WRITTEN PROBLEM →
Retype the stretch of lines that starts at the line containing "Give me the" and ends at the line containing "2000000, 5000000, 10000000];", inclusive. Do not include pictures.
## start
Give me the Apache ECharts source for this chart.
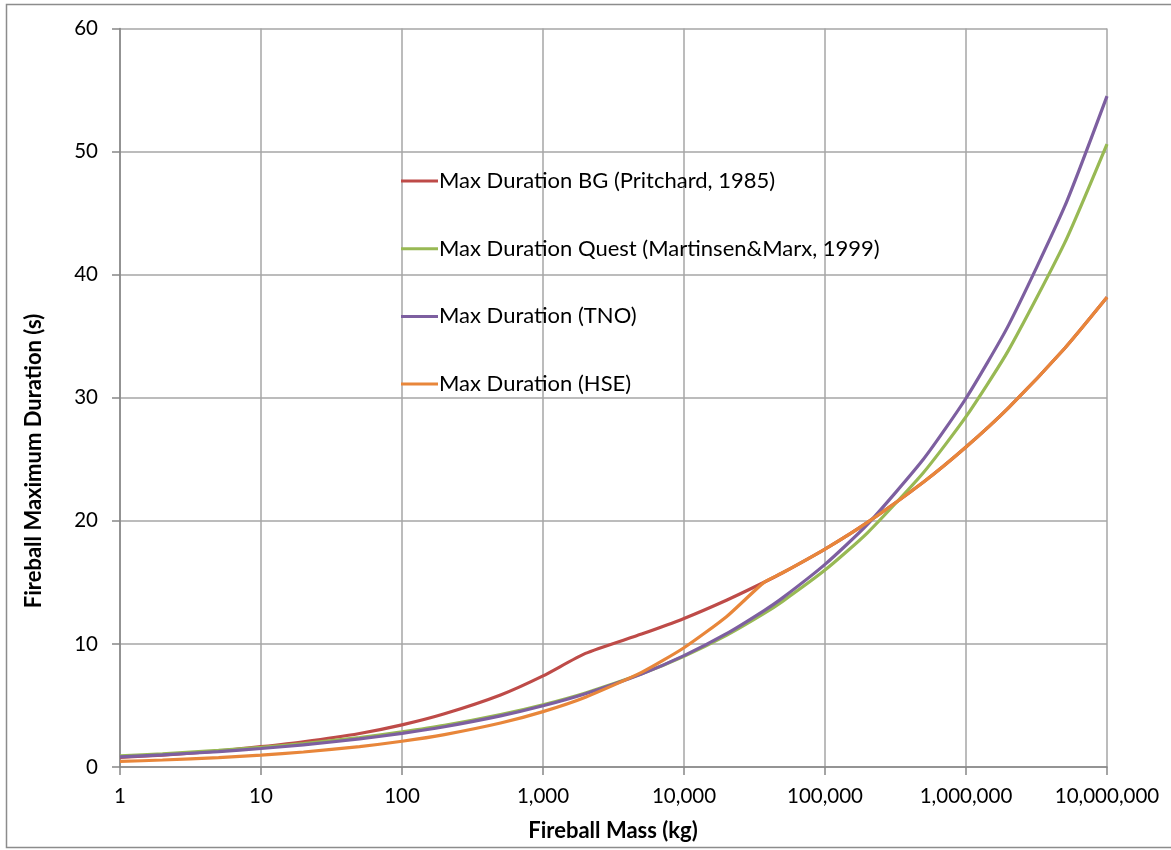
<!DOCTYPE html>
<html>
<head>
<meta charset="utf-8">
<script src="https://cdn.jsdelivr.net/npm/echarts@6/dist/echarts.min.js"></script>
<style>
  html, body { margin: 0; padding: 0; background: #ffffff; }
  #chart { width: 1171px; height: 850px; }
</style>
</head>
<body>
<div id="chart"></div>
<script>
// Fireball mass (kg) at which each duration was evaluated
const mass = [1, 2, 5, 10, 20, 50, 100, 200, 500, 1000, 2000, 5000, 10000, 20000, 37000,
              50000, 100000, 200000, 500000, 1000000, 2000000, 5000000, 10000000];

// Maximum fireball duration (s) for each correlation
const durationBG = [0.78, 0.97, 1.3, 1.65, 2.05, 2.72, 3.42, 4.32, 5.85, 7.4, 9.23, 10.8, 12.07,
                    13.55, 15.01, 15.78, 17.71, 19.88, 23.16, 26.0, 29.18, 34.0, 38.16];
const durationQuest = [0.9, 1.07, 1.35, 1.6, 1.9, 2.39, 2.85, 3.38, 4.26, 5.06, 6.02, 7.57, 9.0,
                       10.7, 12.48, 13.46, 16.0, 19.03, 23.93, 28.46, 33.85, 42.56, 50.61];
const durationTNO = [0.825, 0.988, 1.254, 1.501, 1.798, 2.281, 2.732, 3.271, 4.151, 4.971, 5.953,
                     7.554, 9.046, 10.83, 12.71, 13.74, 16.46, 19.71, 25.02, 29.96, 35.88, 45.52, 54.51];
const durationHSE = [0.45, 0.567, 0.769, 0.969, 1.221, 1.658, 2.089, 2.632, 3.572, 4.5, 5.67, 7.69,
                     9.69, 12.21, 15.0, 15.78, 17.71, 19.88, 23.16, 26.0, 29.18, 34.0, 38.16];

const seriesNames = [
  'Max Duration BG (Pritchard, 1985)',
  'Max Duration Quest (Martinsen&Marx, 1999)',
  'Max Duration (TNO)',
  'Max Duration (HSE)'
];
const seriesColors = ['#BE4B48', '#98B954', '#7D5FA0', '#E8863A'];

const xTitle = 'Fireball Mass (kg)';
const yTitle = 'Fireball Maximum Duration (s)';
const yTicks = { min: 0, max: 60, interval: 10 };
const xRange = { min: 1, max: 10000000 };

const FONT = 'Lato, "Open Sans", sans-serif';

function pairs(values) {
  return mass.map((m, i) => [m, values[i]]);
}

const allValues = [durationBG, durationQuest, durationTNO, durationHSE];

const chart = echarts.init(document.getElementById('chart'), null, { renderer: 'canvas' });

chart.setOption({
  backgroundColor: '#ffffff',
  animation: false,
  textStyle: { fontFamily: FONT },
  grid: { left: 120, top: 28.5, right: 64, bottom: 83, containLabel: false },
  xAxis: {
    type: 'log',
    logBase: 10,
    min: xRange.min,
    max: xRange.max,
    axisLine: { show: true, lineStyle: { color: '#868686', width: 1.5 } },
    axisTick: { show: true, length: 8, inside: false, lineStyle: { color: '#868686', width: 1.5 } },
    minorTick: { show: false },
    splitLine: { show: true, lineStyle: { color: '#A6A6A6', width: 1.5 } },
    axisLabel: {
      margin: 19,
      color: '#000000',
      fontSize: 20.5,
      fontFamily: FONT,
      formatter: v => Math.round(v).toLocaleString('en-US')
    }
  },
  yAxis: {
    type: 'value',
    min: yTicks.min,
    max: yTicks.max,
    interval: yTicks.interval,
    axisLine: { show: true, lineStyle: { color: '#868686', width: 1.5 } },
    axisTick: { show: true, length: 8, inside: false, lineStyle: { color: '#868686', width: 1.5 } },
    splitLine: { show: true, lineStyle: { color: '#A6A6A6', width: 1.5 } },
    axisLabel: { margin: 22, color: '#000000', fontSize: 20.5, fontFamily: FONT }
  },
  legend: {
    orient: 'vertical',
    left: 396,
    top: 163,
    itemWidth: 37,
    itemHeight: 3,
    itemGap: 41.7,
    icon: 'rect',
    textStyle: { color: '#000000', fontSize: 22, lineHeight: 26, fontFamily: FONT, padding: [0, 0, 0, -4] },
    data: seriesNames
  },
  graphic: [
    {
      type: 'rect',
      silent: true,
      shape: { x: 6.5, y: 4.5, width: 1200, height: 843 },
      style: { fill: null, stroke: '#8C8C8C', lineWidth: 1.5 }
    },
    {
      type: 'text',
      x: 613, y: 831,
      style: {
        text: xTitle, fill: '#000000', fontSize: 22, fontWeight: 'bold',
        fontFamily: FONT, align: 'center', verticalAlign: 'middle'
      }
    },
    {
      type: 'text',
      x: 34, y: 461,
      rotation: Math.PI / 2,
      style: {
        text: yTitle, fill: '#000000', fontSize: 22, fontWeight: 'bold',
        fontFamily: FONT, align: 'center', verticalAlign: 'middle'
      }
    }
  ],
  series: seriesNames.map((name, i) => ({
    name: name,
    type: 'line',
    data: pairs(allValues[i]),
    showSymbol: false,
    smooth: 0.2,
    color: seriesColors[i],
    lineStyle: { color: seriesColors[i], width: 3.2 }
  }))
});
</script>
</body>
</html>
## end
## start
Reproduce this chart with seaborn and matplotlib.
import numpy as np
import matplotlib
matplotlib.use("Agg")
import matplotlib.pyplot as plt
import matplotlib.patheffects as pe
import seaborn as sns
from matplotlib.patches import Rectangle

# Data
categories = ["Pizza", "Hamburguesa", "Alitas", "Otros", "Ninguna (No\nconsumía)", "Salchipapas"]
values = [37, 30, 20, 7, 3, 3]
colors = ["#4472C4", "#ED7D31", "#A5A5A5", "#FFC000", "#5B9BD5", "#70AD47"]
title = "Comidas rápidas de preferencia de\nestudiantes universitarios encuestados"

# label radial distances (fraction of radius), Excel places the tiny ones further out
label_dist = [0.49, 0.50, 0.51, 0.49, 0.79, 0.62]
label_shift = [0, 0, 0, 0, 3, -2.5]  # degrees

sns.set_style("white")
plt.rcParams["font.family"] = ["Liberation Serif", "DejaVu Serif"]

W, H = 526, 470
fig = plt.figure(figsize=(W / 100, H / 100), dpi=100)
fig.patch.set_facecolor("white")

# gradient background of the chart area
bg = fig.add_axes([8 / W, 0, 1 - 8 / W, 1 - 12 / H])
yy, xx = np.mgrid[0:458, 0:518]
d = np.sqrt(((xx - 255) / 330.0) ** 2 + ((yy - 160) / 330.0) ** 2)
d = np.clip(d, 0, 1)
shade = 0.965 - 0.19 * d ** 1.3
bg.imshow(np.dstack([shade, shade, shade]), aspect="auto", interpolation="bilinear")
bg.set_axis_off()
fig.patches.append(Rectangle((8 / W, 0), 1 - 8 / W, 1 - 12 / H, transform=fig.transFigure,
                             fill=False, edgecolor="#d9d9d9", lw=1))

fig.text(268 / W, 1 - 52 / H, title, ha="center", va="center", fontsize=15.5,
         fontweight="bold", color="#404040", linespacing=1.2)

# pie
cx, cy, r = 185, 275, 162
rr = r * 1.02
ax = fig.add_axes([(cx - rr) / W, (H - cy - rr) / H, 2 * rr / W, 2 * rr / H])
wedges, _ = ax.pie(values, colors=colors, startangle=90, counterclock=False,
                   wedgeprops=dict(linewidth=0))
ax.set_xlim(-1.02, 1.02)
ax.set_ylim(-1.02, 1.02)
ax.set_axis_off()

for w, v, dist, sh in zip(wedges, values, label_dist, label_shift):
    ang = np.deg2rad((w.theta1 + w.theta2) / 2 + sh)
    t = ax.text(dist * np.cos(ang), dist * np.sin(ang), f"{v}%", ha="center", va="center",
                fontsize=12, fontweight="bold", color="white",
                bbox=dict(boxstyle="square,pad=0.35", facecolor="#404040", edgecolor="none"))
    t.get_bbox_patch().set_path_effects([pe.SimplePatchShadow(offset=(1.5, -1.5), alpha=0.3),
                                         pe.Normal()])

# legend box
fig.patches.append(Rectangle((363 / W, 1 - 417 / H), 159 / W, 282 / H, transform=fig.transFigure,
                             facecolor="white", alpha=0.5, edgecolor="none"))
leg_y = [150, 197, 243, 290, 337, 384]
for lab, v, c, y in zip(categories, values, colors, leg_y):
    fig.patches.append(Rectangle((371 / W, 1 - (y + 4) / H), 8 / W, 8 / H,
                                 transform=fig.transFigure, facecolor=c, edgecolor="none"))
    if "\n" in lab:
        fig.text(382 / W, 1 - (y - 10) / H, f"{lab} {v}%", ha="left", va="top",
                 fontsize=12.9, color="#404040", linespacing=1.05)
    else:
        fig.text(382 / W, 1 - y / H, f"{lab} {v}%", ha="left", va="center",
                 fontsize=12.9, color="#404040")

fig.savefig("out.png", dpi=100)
## end
ANSWER TO THE EXERCISE →
Give me the Apache ECharts source for this chart.
<!DOCTYPE html>
<html>
<head>
<meta charset="utf-8">
<script src="https://cdn.jsdelivr.net/npm/echarts@6/dist/echarts.min.js"></script>
<style>
  html, body { margin: 0; padding: 0; background: #ffffff; }
  #chart { width: 1171px; height: 850px; }
</style>
</head>
<body>
<div id="chart"></div>
<script>
// Fireball mass (kg) at which each duration was evaluated
const mass = [1, 2, 5, 10, 20, 50, 100, 200, 500, 1000, 2000, 5000, 10000, 20000, 37000,
              50000, 100000, 200000, 500000, 1000000, 2000000, 5000000, 10000000];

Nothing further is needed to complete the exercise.